Even in our day to day lives, we sometimes use words that might seem more at home in scientific literature or esoteric datasheets. For instance, are the lenses in your sunglasses convex or concave? What about zoom lens on your camera? What do these words even mean?
What is the Difference Between Concave and Convex?
In this article, I’ll compare concave vs. convex. I’ll use each in a sentence, and I’ll give you a helpful hint to aid you in choosing concave or convex for your writing.
When to Use Concave
What does concave mean? Concave is an adjective that describes a surface that curves inward, or is thinner in the middle than on the edges.
In ordinary usage, concave and convex are typically used when referring to glass surfaces, like the lenses of optical viewing equipment.
- The side mirror of a car has a concave surface.
- The inside surface of most eyeglasses is concave.
- Binoculars contain concave lenses.
- In a paper published Wednesday in the Journal of Optics, Mr. O’Neill lays out a theory that Rembrandt set up flat and concave mirrors to project his subjects — including himself — onto surfaces before painting or etching them. –The New York Times
Concave also has a usage in mathematics, where it refers to the negative of a specific type of function. You should consult a math tutor for a more mathematically precise definition of the function itself. To describe such a function in words, however, you might write a sentence like this:
- The line on the graph represents a concave function.

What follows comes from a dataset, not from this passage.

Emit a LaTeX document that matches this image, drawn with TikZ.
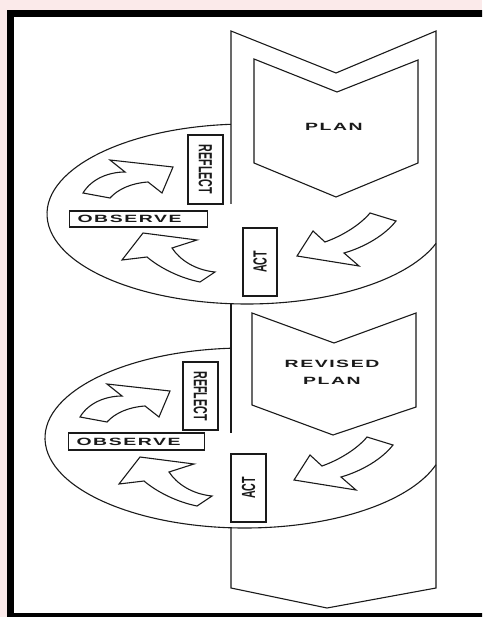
\documentclass[tikz,border=0pt]{standalone}
\usepackage{fontspec}
\usepackage{graphicx}
\usepackage{xcolor}
\usepackage{tikz}
\usetikzlibrary{calc}
\definecolor{Ink}{HTML}{1A1A1A}
\definecolor{Blush}{HTML}{FBEAEA}
\newfontfamily\widesf{Liberation Sans}[LetterSpace=8]
\newfontfamily\narrowsf{Liberation Sans}[FakeStretch=0.56]
\newcommand\widen[1]{\scalebox{1.85}[1]{#1}}
\tikzset{
  band/.style={draw=Ink, line width=1.1pt},
  blockarrow/.style={draw=Ink, line width=1.1pt, fill=white, line join=miter},
  word/.style={font=\fontsize{10.5}{17}\selectfont\widesf\bfseries, text=Ink},
  tag/.style={draw=Ink, line width=1.2pt, inner sep=0pt, text=Ink,
    font=\fontsize{19}{20}\selectfont\narrowsf\bfseries},
  obsbox/.style={draw=Ink, line width=1.2pt, anchor=west, inner xsep=8pt, inner ysep=0pt,
    align=left, text=Ink, font=\fontsize{10.5}{12}\selectfont\widesf\bfseries}
}
\begin{document}
\begin{tikzpicture}[x=1pt, y=-1pt]
  \useasboundingbox (0,0) rectangle (482,617);
  \clip (0,0) rectangle (482,617);
  \fill[Blush] (0,0) rectangle (482,617);
  \fill[white] (10,13) rectangle (490,620);
  \draw[line width=7pt] (10.5,13.5) rectangle (495,616.5);

  % the long band
  \draw[band] (231,204) -- (231,31) -- (336,73) -- (436,31) -- (436,588)
    -- (327,608) -- (231,588) -- (231,527);
  \draw[band] (231,304) -- (231,433);

  % the two loops round the band
  \coordinate (c1) at (247,214);
  \coordinate (c2) at (245,438);
  \draw[band] ($(c1)+(265.4:200 and 90)$) arc[start angle=265.4, end angle=19.1, x radius=200, y radius=90];
  \draw[band] ($(c2)+(266:200 and 90)$) arc[start angle=266, end angle=17.3, x radius=200, y radius=90];

  % plans
  \draw[band] (254,59) -- (337,92) -- (418,60) -- (418,163) -- (336,197) -- (254,163) -- cycle;
  \draw[band] (252,313) -- (334,343) -- (416,313) -- (416,407) -- (333,435) -- (252,405) -- cycle;
  \node[word] (plan) at (334,127) {\widen{PLAN}};
  \node[word, align=center] (revised) at (332,372) {\widen{REVISED}\\\widen{PLAN}};

  % steps
  \node[tag, rotate=-90, minimum width=69pt, minimum height=35pt] (reflect1) at (205.5,169.5) {REFLECT};
  \node[obsbox, text width=122pt, minimum height=16pt] (observe1) at (69,219) {\widen{OBSERVE}};
  \node[tag, rotate=90, minimum width=68pt, minimum height=34pt] (act1) at (260,262) {ACT};
  \node[tag, rotate=-90, minimum width=68pt, minimum height=35pt] (reflect2) at (200.5,396) {REFLECT};
  \node[obsbox, text width=120pt, minimum height=17pt] (observe2) at (68,441.5) {\widen{OBSERVE}};
  \node[tag, rotate=90, minimum width=68pt, minimum height=35pt] (act2) at (248.5,488) {ACT};

  % curved block arrows
  \foreach \sx/\sy in {0/0,-3/224}{
    \begin{scope}[shift={(\sx,\sy)}]
      \draw[blockarrow] (83,193) -- (110,198) .. controls (118,189) and (132,183) .. (148,182)
        -- (162,193) -- (173,167) -- (110,160) -- (125,172)
        .. controls (110,172) and (92,178) .. (83,193) -- cycle;
      \draw[blockarrow] (143,233) -- (197,240) -- (172,248)
        .. controls (180,260) and (195,270) .. (215,272) -- (200,282)
        .. controls (180,278) and (160,268) .. (147,257) -- (122,260) -- cycle;
      \draw[blockarrow] (370,213) -- (396,221) .. controls (385,235) and (365,247) .. (344,253)
        -- (359,266) -- (297,256) -- (313,231) -- (325,242)
        .. controls (342,236) and (360,225) .. (370,213) -- cycle;
    \end{scope}
  }
\end{tikzpicture}
\end{document}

The word is still an adjective, and from a grammatical perspective, its usage doesn’t change.
When to Use Convex
What does convex mean? Meanwhile, convex describes a surface that curves outward, or is thicker in the middle than on the edges.
You can easily find examples of these surfaces in everyday life. The outside surface of an eyeglass lens is convex. So is the lens of a camera. Other examples include magnifying glasses and the lenses of telescopes.
- The plant responds by sending water into its leaves, which rapidly change shape from convex (bent outwards) to concave (bent inwards). –The Atlantic
Of course, there is also a convex function in the world of mathematics. Like concave, its usage doesn’t change in this context. Once again, for an accurate explanation of concave and convex functions in mathematics, I encourage you to speak with a math tutor.
Trick To Remember the Difference
Still not sure you can remember convex vs. concave? There is actually an incredibly simple way to remember which type of surface is which.
A concave surface curves inward, like the opening of a cave. A cave is a hole in the ground that goes inwards. You might say it “caves in.”
The word concave contains the word cave, and concave shapes and caves both go inward.
Mnemonics don’t get much simpler than this one.
Is it concave or convex? The words concave and convex describe the curvature of a surface.
- Concave surfaces curve inward.
- Convex surfaces curve outward.
These words also find usages in mathematics, but a detailed description of mathematical concepts is outside the scope of this article. Concave and convex maintain their status as adjectives when used in this context.
If you have trouble remembering whether a surface is convex or concave, there is an easy way to find out. A concave surface curves inward, like the mouth of a cave. This memory trick should help you decide whether to use convex or concave in your writing.